Military Embedded Systems

Government and industry partnership driving FACE and SOSA success


January 20, 2020

John McHale

Editorial Director

Military Embedded Systems

Despite experiencing doubt from some corners since inception,the Future Airborne Capability (FACE) and Sensor Open Systems Architecture
(SOSA) consortia are not simply surviving, they are flourishing.

Last month I attended the U.S. Air Force-hosted FACE &
SOSA Expo and Technical Interchange Meeting (TIM) event in Dayton, Ohio: The
event was buzzing with a crowded expo floor and at-capacity conference rooms.

The meeting gathered more than 500 attendees, while the Expo
had 56 exhibits, including demos of FACE-conformant products and integrations,
says Richard Jaenicke, Director, Marketing, Safety and Security-Critical
Products at Green Hills Software (Santa Barbara, California). Green Hills
Software sponsored this year’s TIM.

The initial doubts I mentioned above were fueled by similar efforts
over the last several decades that did not succeed due to a lack of cooperation
between the different branches of the military plus a lack of enthusiasm from
industry. That is not the case with FACE and SOSA, however, as the end users –
Air Force, Army, and Navy – are working together to drive these efforts. In
fact, military organizations now count themselves as members of such open-standards
organizations as VITA. (See our three-part
on the tri-services convergence for more details.)

Enthusiasm for the consortia is also now seen from prime
contractors and system integrators. “The SOSA Consortium is developing a unified
modular open reference architecture – and associated business model – for radar,
EO/IR, SIGINT, electronic warfare, and communications,” said Raytheon’s Dr.
Steven A. Davidson, who is Vice Chair of the SOSA Steering Committee, in his
SOSA Overview presentation at the event. “It makes economic sense,” adding that
military collaboration with industry is a “win-win ... and for the most part we
are aligned in every way.”

FACE reduces cost and time to fielding, said Jeffrey
Howington of Collins Aerospace and FACE Steering Committee Vice Chair, during
his FACE Overview presentation. Right now, Howington said, “about 70% to 90% of
aircraft avionics capability is implemented in software.”
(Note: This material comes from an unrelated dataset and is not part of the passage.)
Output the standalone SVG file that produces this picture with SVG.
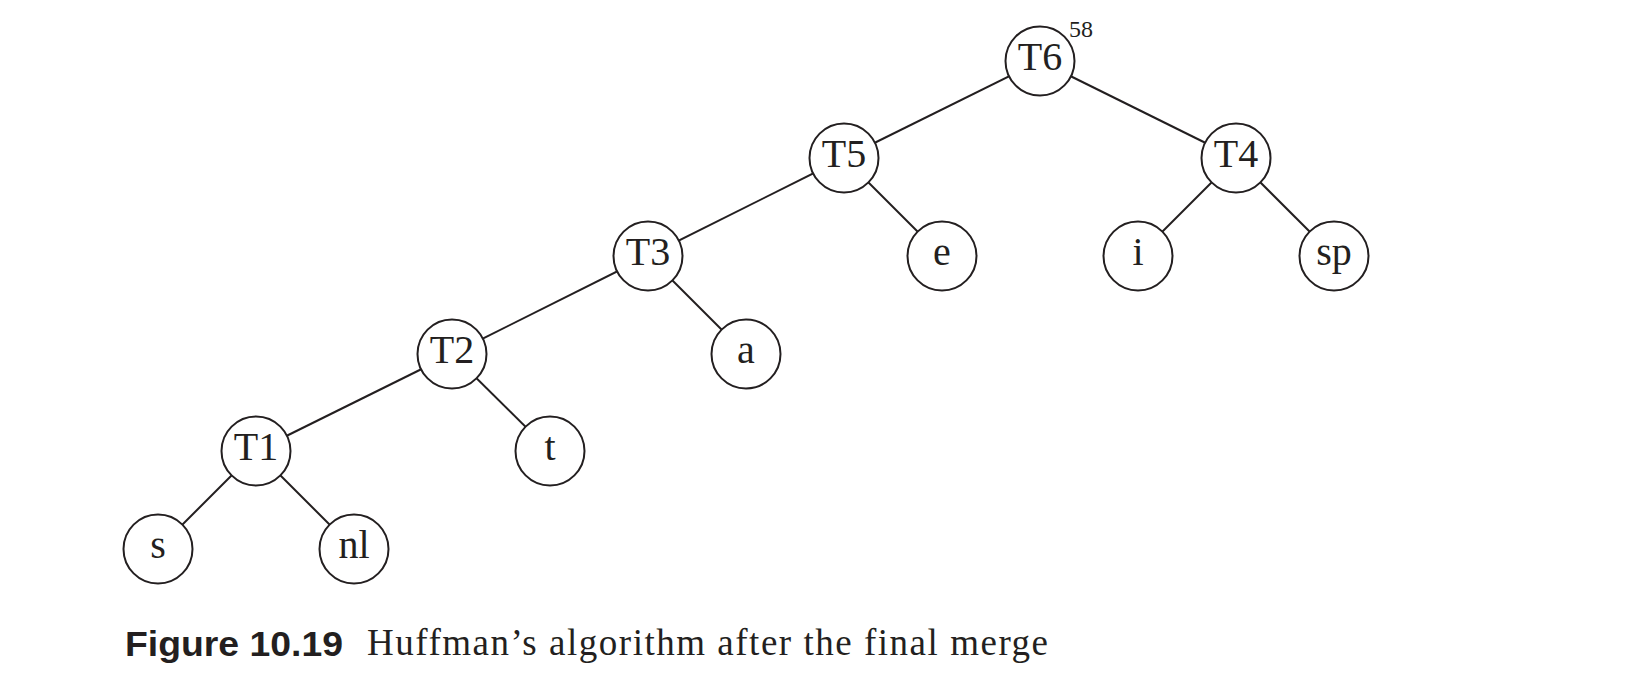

That level is unaffordable and unsustainable, and a big
reason why FACE came to be. By leveraging the FACE Technical Standard,
platforms will be able to continue improving capability throughout their life
cycle without incurring astronomical software development cost, such as with
the F-35.

This commonality permits life cycle competition from many
players in the marketplace by creating an environment for portable, reusable
software, Howington explained. The effort is ongoing: “There are now 19
FACE-certified conformant products from 12 different suppliers in the FACE registry,
which lists FACE-Conformant Certified software components. Companies cannot
publicly market their software as FACE-Conformant without being listed in the
Registry. [This enables] customers to independently confirm that a software
product is FACE-Conformant Certified.”

The success of FACE also paved the way for SOSA. “The SOSA
standard is rapidly becoming real,” said Chip Downing, Senior Market
Development Director, Aerospace & Defense at RTI and Chair, FACE Business
Working Group. “This was the SOSA standard’s first external public event, and
it had wide interest from a range of suppliers and users. The SOSA team was
smart,” Downing said, as “they leveraged the best of the FACE Technical
Standard and business approach and built upon that foundation. Their challenge
is larger – the SOSA standard is for both hardware and software. Creating
standardized hardware typically is a much larger investment that must have a
market size that will justify the investment. And they need to get it right
because the cost of changes (and errors) is higher.”

The cost could also be measured in the success of
adversaries, who also use COTS [commercial off-the-shelf products] and continue
to make their systems more complex. The U.S. and its allies must stay ahead of
the opposition; enabling commonality in future designs through open standards
will aid and hasten that effort.

Howington made just that point in his presentation when quoting
Vice Admiral (ret.) Arthur K Cebrowski, “You have a choice: You can either
create your own future, or you can become the victim of a future that someone
else creates for you.”

Next up for FACE and SOSA

SOSA technology will next be demonstrated at The Tri-Service
Open Architecture Interoperability Demonstration (TSOA-ID), an exclusive event
for media, the acquisition community, and industry influencers, on Wednesday,
January 29, 2020, at the Georgia Tech Research Institute Conference Center in
Atlanta, Georgia. Joining tri-service representatives will be industry vendors representing
HOST, SOSA, CMOSS, and VITA standards-development organizations.

Aerospace Tech Week 2020 (to be held March 19-20, 2020 in Toulose,
France) will now have the FACE Pavilion for exhibiting FACE solutions at the
event. “This is the first public FACE event in Europe and expands our
capabilities into NATO countries and strengthens our relationships with our
global coalition partners,” Downing says.

EDITOR’S NOTE: Full disclosure – Author John
McHale is on the Advisory Committee for Aerospace Tech Week.